The World of The Wind Waker

The Legend of Zelda is easily my favourite video game franchise. In times of sadness, loneliness or boredom, I’d often go to the spare room and escape into the kingdom of Hyrule. These days I play on a more competitive level, meaning that I’m challenging myself to complete as many Zelda games as possible, the most recently completed: The Wind Waker. This game is amazing. Honestly, one of my favourites.

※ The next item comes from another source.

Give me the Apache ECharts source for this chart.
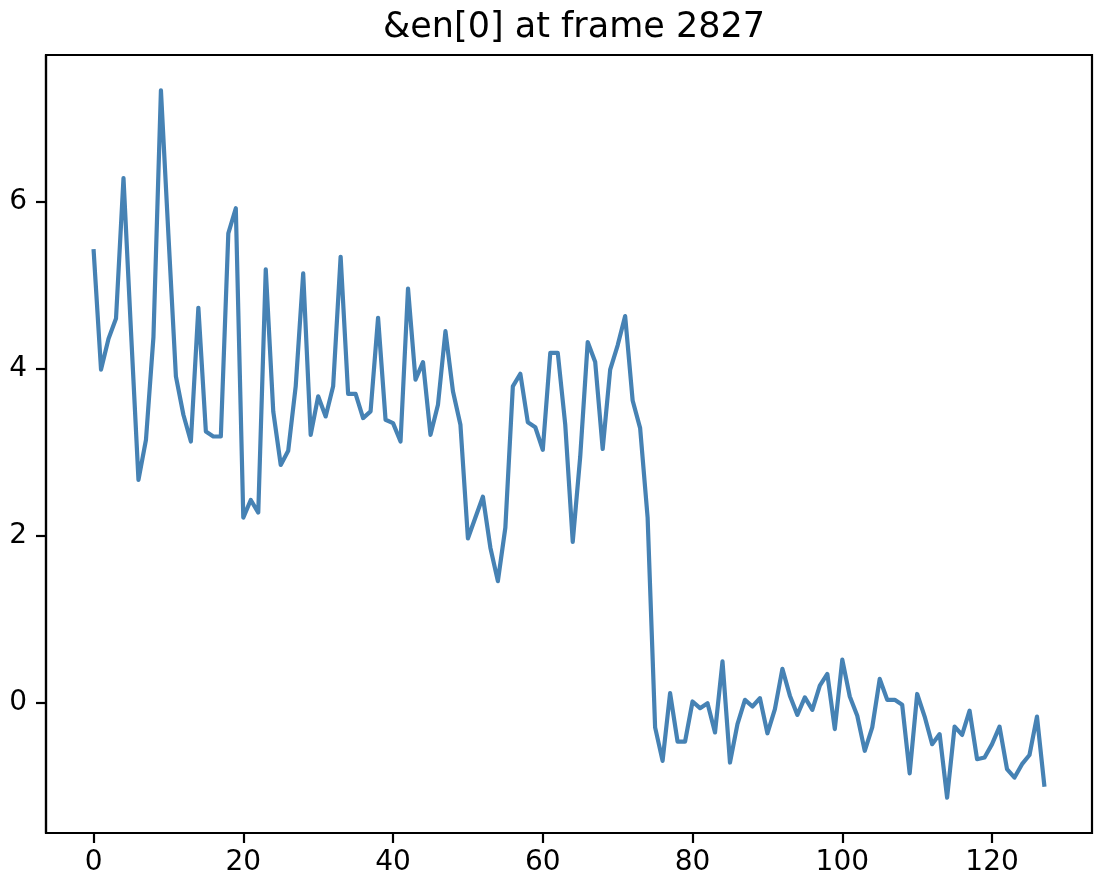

I know that Wind Waker gets a lot of mixed reviews, mostly due it its extreme change in style (the cartoony theme was a significant alteration from earlier games such as Ocarina of Time or Oracle of Ages) and for some reason, lots of people didn’t like this.
I, however, love it. When I first got into LoZ over six years ago I believed that the current game I was playing, Twilight Princess was a unique individual, so when I came across the other games I was amazed. Since that moment I decided that I wouldn’t be happy
until I got to play Wind Waker.

It took me three years to save up and then find a working GameCube and game. And I finally got my hands on the combo after my sixteenth birthday. Annnnd two years later I’ve finally completed it. My exams annoyingly detained me from enjoying myself. That’s student life for you. Anyway that’s all beside the point. The Wind Waker has left a lasting impression on me; I want to talk about it!

By the time I’d completed The Wind Waker I already had finished, Twilight Princess, Ocarina of Time, Skyward Sword, Spirit Tracks, Oracle of Ages, Majora’s Mask and A Link between Worlds. I guess that this meant I found the actual game play easier to grasp which lead me to pay more attention to the world. Here are the three sections that I found the most interesting.


Sailing was super-fun for me, I used to aimlessly float around in the ocean and visit all the different islands just because I was in utter awe of how expansive this world was. Within my first four hours of the game I’d achieved little of the story line in favour of mass exploration. I loved that each separate island – and there’s forty nine islands all together – had a completely different theme and feel. The treasures that can be found in them, the mini games and new enemies you encounter, it all made sailing to new places exciting and alluring for me. My personal favourite is the infamous Forsaken Fortress. It shows how the islands can range from completely eerie and dark to homely and bright. Some players don’t enjoy the sailing aspect, but without it you wouldn’t be able to fully explore the world, all the treasure charts and the watch towers would be pointless and I personally believe that the game would be much less without it. So sailing gets a thumbs up from me 😀

The Enemiesmoblin

The foes in Wind Waker are hilarious. If you are familiar to Zelda games and of course their enemies you’ll know that they come in increasing difficulty. The enemies in Wind Waker though have an added sense of humour. So that even within the peril of battle you can have a slight giggle when they lose their weapon, gawk and then run over to it sweating with arms raised in the air. And who hasn’t done a fist pump when a clumsy Moblin takes out its own comrades with an attack aimed at you?! It’s not just the added comic effects; to me the foes seem much more realistic, in the sense that they seem to complete tasks. For example, when you come across them on their floats, they appear to either be searching the sea with their telescopes or having a snooze. This makes sneaking up on them and taking them down even more thrilling!

Triforce Charts and Shards

Arggghh. This is the bit that I hated the most from the entire game! Once you reach a certain point in nearly every game (this is not just reserved for the Legend of Zelda series) it suddenly takes a turn from being fun and entertaining to suddenly hard and sometimes, a little boring. For me it was the tedious section after the defeat of Molgera and the completion of the Wind Temple. I made the mistake of not collecting information on any of the islands on my journey except for the main ones so I had to go back to every single island. That’s at least 46 pieces of All- Purpose- Bait for that stupid fish lurking around each bay. And that’s over two hours of my life gone. It’s fair to say that it may have slightly tinted my love for Wind Waker. I still love it. It’s still a brilliant game, but I did not enjoy going back and forwards across the Great Sea, being chased by Seahats and Sharks and constantly being pulled into the path of Big Octos. So it’s fair to say that I didn’t really like collecting the Triforce Charts and even then after that collecting the Shards and enough rupees to decipher said charts! Urgggh. I’m assuming that the next time I play this game I shall hand the remote to someone else to complete this bore some task.

Overall though it was a fantastic game, I loved so many things about it and, as expected so many things about it annoyed me. But none of the things that annoyed me will put me off this amazing game and I’m certain that this won’t be the last time that I type up a blog about The Wind Waker.